__SET PROBLEM__. Extract word for word the lines of the listing from its start to the line holding "W, H = 1090, 549", both ends kept; pictures are not part of the copy.
^^^^^^^^
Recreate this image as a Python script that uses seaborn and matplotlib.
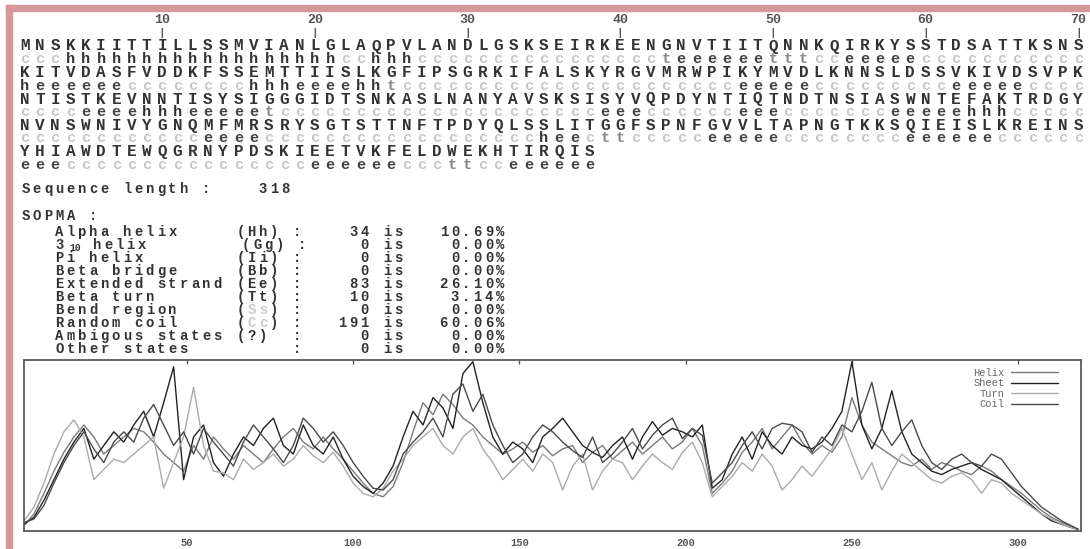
import matplotlib
matplotlib.use("Agg")
import numpy as np
import pandas as pd
import matplotlib.pyplot as plt
import seaborn as sns
from matplotlib.lines import Line2D
from matplotlib.patches import Rectangle

W, H = 1090, 549

# ---sequence and predicted states (SOPMA output)---
seq_rows = [
    "MNSKKIITTILLSSMVIANLGLAQPVLANDLGSKSEIRKEENGNVTIITQNNKQIRKYSSTDSATTKSNS",
    "KITVDASFVDDKFSSEMTTIISLKGFIPSGRKIFALSKYRGVMRWPIKYMVDLKNNSLDSSVKIVDSVPK",
    "NTISTKEVNNTISYSIGGGIDTSNKASLNANYAVSKSISYVQPDYNTIQTNDTNSIASWNTEFAKTRDGY",
    "NVNSWNIVYGNQMFMRSRYSGTSTTNFTPDYQLSSLITGGFSPNFGVVLTAPNGTKKSQIEISLKREINS",
    "YHIAWDTEWQGRNYPDSKIEETVKFELDWEKHTIRQIS",
]
# state runs per row: (state, length)
ss_runs = [
    [("c", 3), ("h", 18), ("c", 2), ("h", 3), ("c", 16), ("t", 1), ("e", 6), ("t", 3), ("c", 2), ("e", 5), ("c", 11)],
    [("h", 1), ("e", 6), ("c", 8), ("h", 3), ("e", 4), ("h", 2), ("t", 1), ("c", 22), ("e", 5), ("c", 9), ("e", 5), ("c", 4)],
    [("c", 4), ("e", 4), ("h", 3), ("e", 5), ("t", 1), ("c", 21), ("e", 3), ("c", 6), ("e", 3), ("c", 7), ("e", 5), ("h", 3), ("c", 5)],
    [("c", 12), ("e", 4), ("c", 18), ("h", 1), ("e", 2), ("c", 1), ("t", 2), ("c", 5), ("e", 5), ("c", 8), ("e", 6), ("c", 6)],
    [("e", 3), ("c", 16), ("e", 6), ("c", 3), ("t", 2), ("c", 2), ("e", 6)],
]
ruler_marks = [10, 20, 30, 40, 50, 60, 70]
seq_length = 318

ss_names = ["Alpha helix", "3_10 helix", "Pi helix", "Beta bridge", "Extended strand",
            "Beta turn", "Bend region", "Random coil", "Ambigous states", "Other states"]
ss_codes = ["(Hh)", "(Gg)", "(Ii)", "(Bb)", "(Ee)", "(Tt)", "(Ss)", "(Cc)", "(?)", ""]
ss_counts = [34, 0, 0, 0, 83, 10, 0, 191, 0, 0]
ss_pcts = ["10.69%", "0.00%", "0.00%", "0.00%", "26.10%", "3.14%", "0.00%", "60.06%", "0.00%", "0.00%"]

# ---score profiles, read every 3 residues---
residue = list(range(1, 317, 3)) + [318]
helix = [0.03, 0.10, 0.22, 0.35, 0.46, 0.55, 0.62, 0.55, 0.45, 0.50,
         0.55, 0.60, 0.58, 0.52, 0.45, 0.40, 0.35, 0.50, 0.42, 0.55,
         0.48, 0.42, 0.50, 0.45, 0.40, 0.48, 0.55, 0.60, 0.52, 0.48,
         0.55, 0.48, 0.42, 0.35, 0.28, 0.22, 0.20, 0.26, 0.40, 0.58,
         0.75, 0.68, 0.80, 0.74, 0.66, 0.62, 0.55, 0.50, 0.45, 0.48,
         0.52, 0.46, 0.50, 0.44, 0.48, 0.50, 0.40, 0.46, 0.50, 0.42,
         0.47, 0.52, 0.45, 0.50, 0.55, 0.48, 0.52, 0.60, 0.50, 0.22,
         0.28, 0.35, 0.46, 0.52, 0.60, 0.48, 0.55, 0.62, 0.52, 0.45,
         0.50, 0.46, 0.55, 0.78, 0.62, 0.52, 0.48, 0.44, 0.40, 0.38,
         0.42, 0.36, 0.40, 0.38, 0.35, 0.33, 0.38, 0.35, 0.30, 0.26,
         0.22, 0.17, 0.12, 0.08, 0.05, 0.03, 0.01]
sheet = [0.04, 0.08, 0.18, 0.30, 0.42, 0.52, 0.60, 0.42, 0.50, 0.58,
         0.52, 0.62, 0.70, 0.55, 0.75, 0.96, 0.30, 0.55, 0.62, 0.40,
         0.32, 0.45, 0.55, 0.50, 0.60, 0.66, 0.50, 0.45, 0.62, 0.50,
         0.45, 0.55, 0.42, 0.32, 0.26, 0.22, 0.28, 0.38, 0.55, 0.70,
         0.62, 0.78, 0.72, 0.60, 0.92, 0.99, 0.75, 0.55, 0.45, 0.52,
         0.48, 0.40, 0.55, 0.60, 0.66, 0.58, 0.50, 0.46, 0.43, 0.50,
         0.55, 0.42, 0.55, 0.64, 0.56, 0.60, 0.58, 0.55, 0.62, 0.25,
         0.30, 0.45, 0.55, 0.42, 0.58, 0.50, 0.45, 0.55, 0.50, 0.48,
         0.52, 0.60, 0.70, 0.99, 0.62, 0.48, 0.60, 0.82, 0.58, 0.45,
         0.40, 0.35, 0.33, 0.36, 0.38, 0.40, 0.36, 0.33, 0.30, 0.25,
         0.20, 0.15, 0.10, 0.06, 0.04, 0.02, 0.01]
turn = [0.06, 0.14, 0.28, 0.45, 0.58, 0.65, 0.55, 0.30, 0.36, 0.42,
        0.40, 0.45, 0.50, 0.55, 0.25, 0.40, 0.55, 0.84, 0.50, 0.35,
        0.34, 0.30, 0.42, 0.36, 0.40, 0.45, 0.38, 0.42, 0.50, 0.44,
        0.40, 0.46, 0.38, 0.28, 0.22, 0.20, 0.25, 0.35, 0.42, 0.50,
        0.55, 0.60, 0.50, 0.45, 0.55, 0.60, 0.48, 0.40, 0.30, 0.36,
        0.42, 0.35, 0.45, 0.40, 0.24, 0.38, 0.45, 0.24, 0.35, 0.42,
        0.40, 0.30, 0.38, 0.45, 0.40, 0.36, 0.46, 0.52, 0.40, 0.20,
        0.26, 0.32, 0.40, 0.35, 0.45, 0.38, 0.24, 0.30, 0.38, 0.32,
        0.40, 0.48, 0.60, 0.45, 0.30, 0.40, 0.24, 0.35, 0.45, 0.40,
        0.35, 0.30, 0.28, 0.32, 0.34, 0.30, 0.22, 0.30, 0.28, 0.22,
        0.18, 0.14, 0.10, 0.07, 0.04, 0.02, 0.01]
coil = [0.05, 0.07, 0.15, 0.28, 0.40, 0.50, 0.58, 0.48, 0.40, 0.52,
        0.58, 0.52, 0.66, 0.74, 0.62, 0.50, 0.58, 0.45, 0.60, 0.52,
        0.45, 0.38, 0.52, 0.62, 0.55, 0.48, 0.40, 0.50, 0.66, 0.60,
        0.52, 0.58, 0.50, 0.40, 0.32, 0.25, 0.24, 0.30, 0.45, 0.52,
        0.58, 0.66, 0.55, 0.80, 0.86, 0.70, 0.80, 0.62, 0.50, 0.40,
        0.45, 0.55, 0.62, 0.58, 0.52, 0.47, 0.43, 0.55, 0.40, 0.45,
        0.52, 0.60, 0.48, 0.56, 0.62, 0.66, 0.54, 0.60, 0.56, 0.28,
        0.34, 0.40, 0.50, 0.58, 0.48, 0.60, 0.63, 0.62, 0.58, 0.46,
        0.55, 0.50, 0.62, 0.58, 0.70, 0.87, 0.60, 0.50, 0.58, 0.65,
        0.50, 0.40, 0.36, 0.42, 0.45, 0.40, 0.38, 0.45, 0.42, 0.34,
        0.26, 0.20, 0.14, 0.10, 0.06, 0.03, 0.01]
states = ["Helix", "Sheet", "Turn", "Coil"]
state_colors = {"Helix": "#7a7a7a", "Sheet": "#222222", "Turn": "#ababab", "Coil": "#4a4a4a"}
ss_char_colors = {"h": "#333333", "e": "#444444", "t": "#8a8a8a", "c": "#c8c8c8"}
TEXT = "#333333"

sns.set_style("white")
plt.rcParams["font.family"] = ["Liberation Mono", "DejaVu Sans Mono"]

fig = plt.figure(figsize=(W / 100, H / 100), dpi=100)
fig.patch.set_facecolor("white")

# pink frame of the screenshot
fig.patches.append(Rectangle((6 / W, 0), 6 / W, 1 - 5 / H, transform=fig.transFigure, color="#d59797", zorder=0))
fig.patches.append(Rectangle((6 / W, 1 - 11 / H), 1 - 6 / W, 6 / H, transform=fig.transFigure, color="#d59797", zorder=0))


def put(text, x0, y, pitch, colors=None, **kw):
    # monospace text laid out one character per cell
    base = kw.pop("color", TEXT)
    for i, ch in enumerate(text):
        if ch == " ":
            continue
        c = colors[i] if colors is not None else base
        fig.text((x0 + (i + 0.5) * pitch) / W, 1 - y / H, ch, ha="center", va="center", color=c, **kw)


# ruler
SEQ_X0, SEQ_P = 17, 15.27
for m in ruler_marks:
    xc = SEQ_X0 + (m - 0.5) * SEQ_P
    fig.text(xc / W, 1 - 20 / H, str(m), ha="center", va="center", fontsize=9.5, fontweight="bold", color="#555555")
    fig.text(xc / W, 1 - 33 / H, "|", ha="center", va="center", fontsize=8, fontweight="bold", color="#555555")

# sequence rows with states
for r, (seq, runs) in enumerate(zip(seq_rows, ss_runs)):
    ss = "".join(s * n for s, n in runs)
    y = 46 + r * 26.5
    put(seq, SEQ_X0, y, SEQ_P, fontsize=11.5, fontweight="bold")
    put(ss, SEQ_X0, y + 13, SEQ_P, colors=[ss_char_colors[c] for c in ss], fontsize=11, fontweight="bold")

# summary table
TX0, TP = 20, 11.3
TF = dict(fontsize=10, fontweight="bold")
put("Sequence length :    {}".format(seq_length), TX0, 189, TP, **TF)
put("SOPMA :", TX0, 216, TP, **TF)
for i, (name, code, n, pct) in enumerate(zip(ss_names, ss_codes, ss_counts, ss_pcts)):
    y = 232 + i * 13
    tail = ":{:>6} is {:>8}".format(n, pct)
    if name == "3_10 helix":
        put("3", TX0 + 3 * TP, y, TP, **TF)
        fig.text((TX0 + 4.9 * TP) / W, 1 - (y + 3) / H, "10", ha="center", va="center",
                 fontsize=7, fontweight="bold", color=TEXT)
        put("helix", TX0 + 6.3 * TP, y, TP, **TF)
        put(code, TX0 + 19.5 * TP, y, TP, **TF)
        put(":", TX0 + 24.5 * TP, y, TP, **TF)
        put(tail[1:], TX0 + 25 * TP, y, TP, **TF)
        continue
    put(name, TX0 + 3 * TP, y, TP, **TF)
    if code:
        light = code in ("(Ss)", "(Cc)")
        cols = [TEXT if (ch in "()" or not light) else "#cccccc" for ch in code]
        put(code, TX0 + 19 * TP, y, TP, colors=cols, **TF)
    put(tail, TX0 + 24 * TP, y, TP, **TF)

# profile plot
ax = fig.add_axes([24 / W, 1 - 531 / H, 1057 / W, 171 / H])
df = pd.DataFrame({"residue": residue, "Helix": helix, "Sheet": sheet, "Turn": turn, "Coil": coil})
df = df.melt(id_vars="residue", var_name="state", value_name="score")
sns.lineplot(data=df, x="residue", y="score", hue="state", hue_order=states, palette=state_colors,
             estimator=None, linewidth=1.0, legend=False, ax=ax)
ax.set_xlim(1, 318.9)
ax.set_ylim(0, 1)
ax.set_xticks([50, 100, 150, 200, 250, 300])
ax.set_yticks([])
ax.set_xlabel("")
ax.set_ylabel("")
ax.tick_params(axis="x", direction="in", length=3, width=1, top=True, labeltop=False,
               labelsize=7.5, colors="#555555", pad=5)
for lab in ax.get_xticklabels():
    lab.set_fontweight("bold")
for s in ax.spines.values():
    s.set_color("#5a5a5a")
    s.set_linewidth(1.3)

handles = [Line2D([], [], color=state_colors[s], lw=1.0) for s in states]
leg = ax.legend(handles, states, loc="upper right", bbox_to_anchor=(0.983, 0.985), frameon=False,
                markerfirst=False, fontsize=7.5, handlelength=4.5, labelspacing=0.05, handletextpad=0.6,
                borderpad=0)
for t in leg.get_texts():
    t.set_color("#666666")

fig.savefig("out.png", dpi=100, facecolor="white")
^^^^^^^^
__THE ANSWER__.
Recreate this image as a Python script that uses seaborn and matplotlib.
import matplotlib
matplotlib.use("Agg")
import numpy as np
import pandas as pd
import matplotlib.pyplot as plt
import seaborn as sns
from matplotlib.lines import Line2D
from matplotlib.patches import Rectangle

W, H = 1090, 549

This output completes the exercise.